Keine Wohnung, keine Arbeit, kein Geld: Auf der Straße zu leben ist gerade für Frauen schwer. Jetzt hat Bundespräsident Steinmeier zwei Einrichtungen besucht, die obdachlose Frauen unterstützen.
Erst schenkt der Bundespräsident den Kaffee ein, dann erzählt Badia ihm von ihrem Leben. Ein bisschen wenigstens. Wie sie obdachlos wurde, zum Beispiel. Dies sei “eine lange Geschichte”, sagt die 53-Jährige, die vor mehr als einem Jahr aus Frankfurt am Main nach Berlin kam. “Es war eine Flucht vor Altlasten, auch vor der Familie”. Sie habe einen Neustart gebraucht.
In aufrechter Haltung sitzt Badia am Tisch, trägt zum blauen Pulli eine perlenverzierte schwarze Mütze.

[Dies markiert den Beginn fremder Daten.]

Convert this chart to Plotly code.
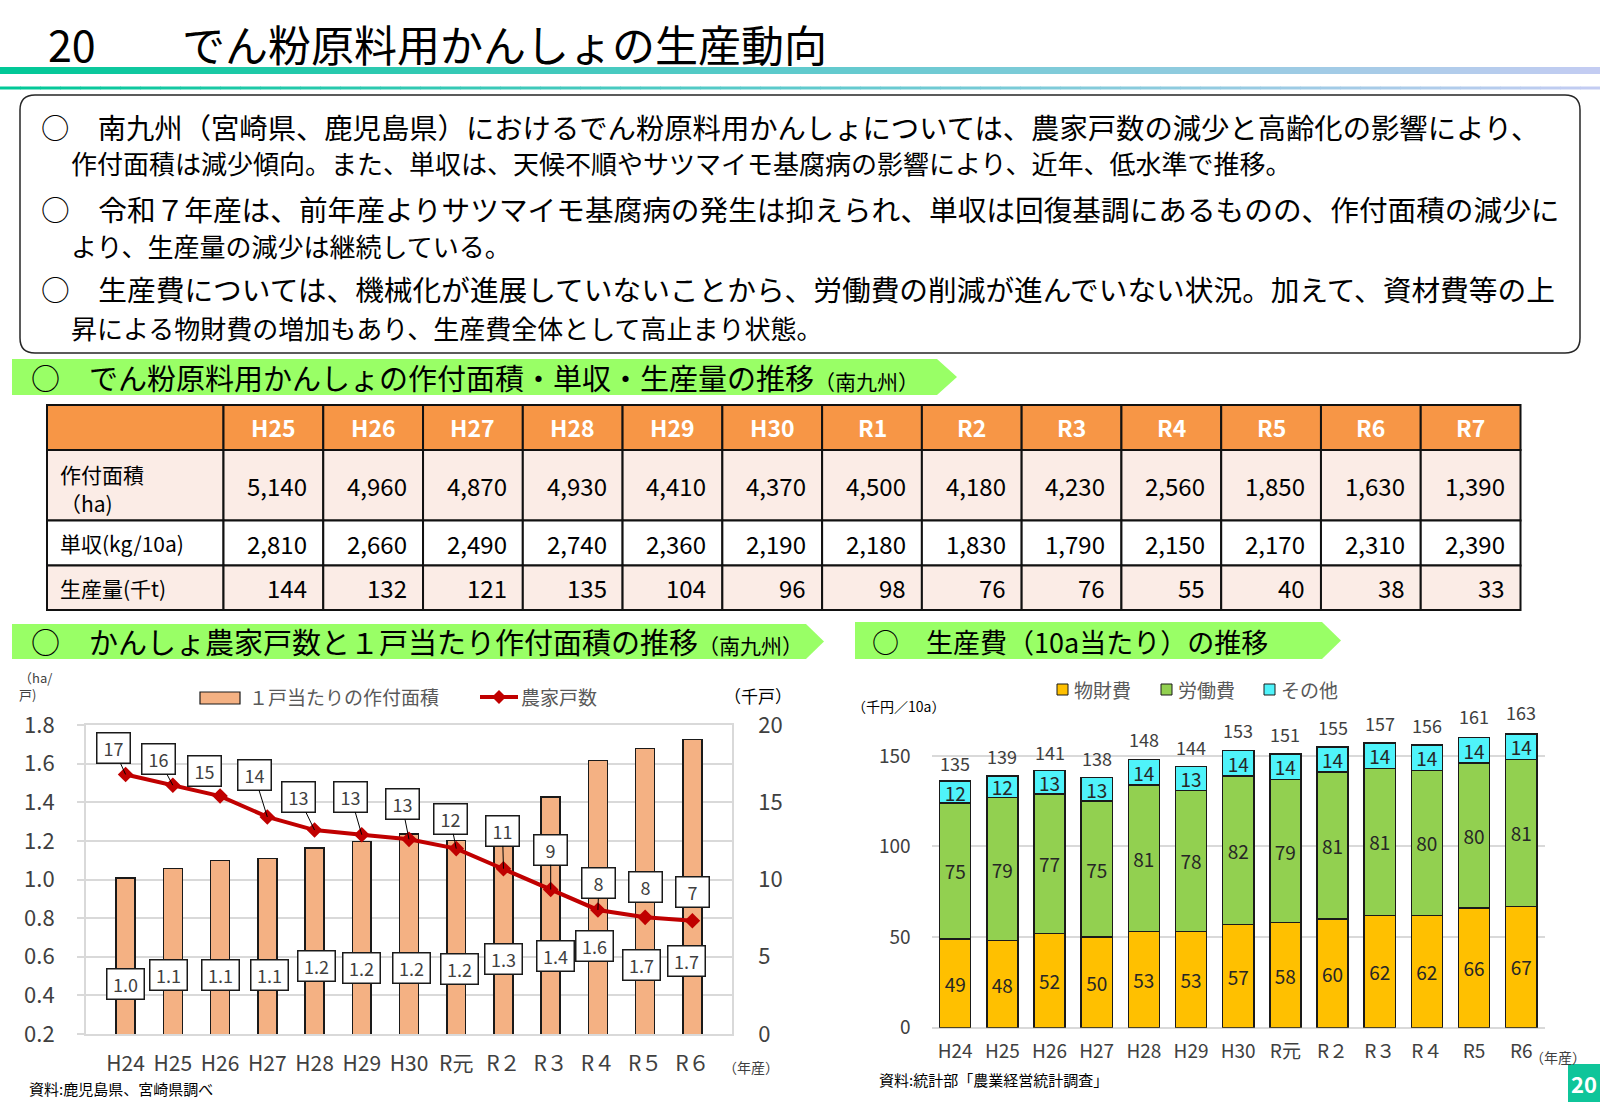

Dass sie keine Wohnung mehr hat, sieht man ihr nicht an. Zu Evas Haltestelle, einer Tagesstätte für obdachlose Frauen im Norden Berlins, komme sie regelmäßig, nicht nur an diesem Montagmorgen. “Man will ja Menschen um sich haben”, sagt sie. Am besten welche, denen es ähnlich ergangen sei. “Jeder hat sein Päckchen zu schleppen.” Hier könne sie sich austauschen.
Nach dem Wohnungslosenbericht von 2022 sind in Deutschland mindestens 263.000 Menschen wohnungslos. In Berlin leben nach einer Straßenzählung von 2020 rund 2.000 Menschen auf der Straße; hinzu kommt nach der Einschätzung von Experten eine hohe unbekannte Dunkelziffer.
Wie viele von ihnen Frauen sind, ist unklar: Sie leben oft in einer versteckten Obdachlosigkeit. Das heißt, sie schlafen zwar nicht auf der Straße, können sich aber auch keine eigene Wohnung leisten – und begeben sich in Abhängigkeiten, um nicht obdachlos zu werden.
Die Zahl obdachloser Menschen sei “erschreckend hoch”, sagte Bundespräsident Frank-Walter Steinmeier bei seinem Besuch der frauenspezifischen Wohnungslosenprojekte des Sozialdienstes katholischer Frauen (SkF). “Das darf uns nicht kalt lassen, das darf uns nicht gleichgültig sein”. Besonders Frauen ohne Obdach seien gefährdet, weil sie auf der Straße oft auch Gewalt ausgesetzt seien, so der Bundespräsident.
Steinmeier kam bei seinem Besuch auch mit Mitarbeiterinnen des Sozialdienstes ins Gespräch. Sozialarbeiterin Claudia Peiter von “Evas Haltestelle” bezeichnete die aktuelle Wohnungsknappheit als dramatisch: “Wir haben mehr Zulauf, als wir jemals hatten. Es ist tragisch, wenn man sieht, in welche Richtung es sich für die Frauen entwickelt.”
“Evas Haltestelle” bietet Frauen, denen Obdachlosigkeit droht oder die schon auf der Straße leben, eine Anlaufstelle mit Sozialberatung und weiteren Hilfsangeboten. So gibt es Aufenthaltsräume, Bäder, Waschmaschinen und eine Küche. Klientinnen haben dort eine Postadresse, über die sie Amtsbescheide erhalten können. Zudem gibt es in den Wintermonaten eine Notübernachtung.
Housing first für Frauen sieht vor, dass Wohnungslosen zuerst eine Bleibe mit eigenem Mietvertrag zur Verfügung gestellt wird, bevor etwaige weitere Hilfsmaßnahmen – wie etwa psychische Beratung – angeboten werden. Das Konzept entstand in den 1990er Jahren in den USA. Auch in Hamburg, Bremen und Köln gibt es ähnliche Initiativen. Seit Projektbeginn vor vier Jahren konnte der Verein in Berlin mehr als 80 Frauen eine eigene Wohnung vermitteln. Seit ein paar Monaten gibt es eine eigene Warteliste für wohnungslose Frauen mit Kindern.
Bedingung ist, dass die Frauen tatsächlich keine eigene Wohnung haben, aber auch mental fähig sind, eine Wohnung allein zu bewohnen. Zudem werden sie von Sozialarbeitern begleitet und beraten. Die Miete wird, wenn nötig, vom Jobcenter oder Sozialamt bezahlt.
Rike Lehmbach, Sozialarbeiterin beim SkF, erklärte dem Bundespräsidenten, dass die Wohnstabilität – wenn eine obdachlose Frau eine Wohnung vermittelt bekomme – bei nahezu 100 Prozent liege. “Eine Wohnung ist der Kern, von dem aus sich das Leben stabilisieren kann”, sagt auch Steinmeier. Hier könne man neuen Lebensmut und Energie tanken.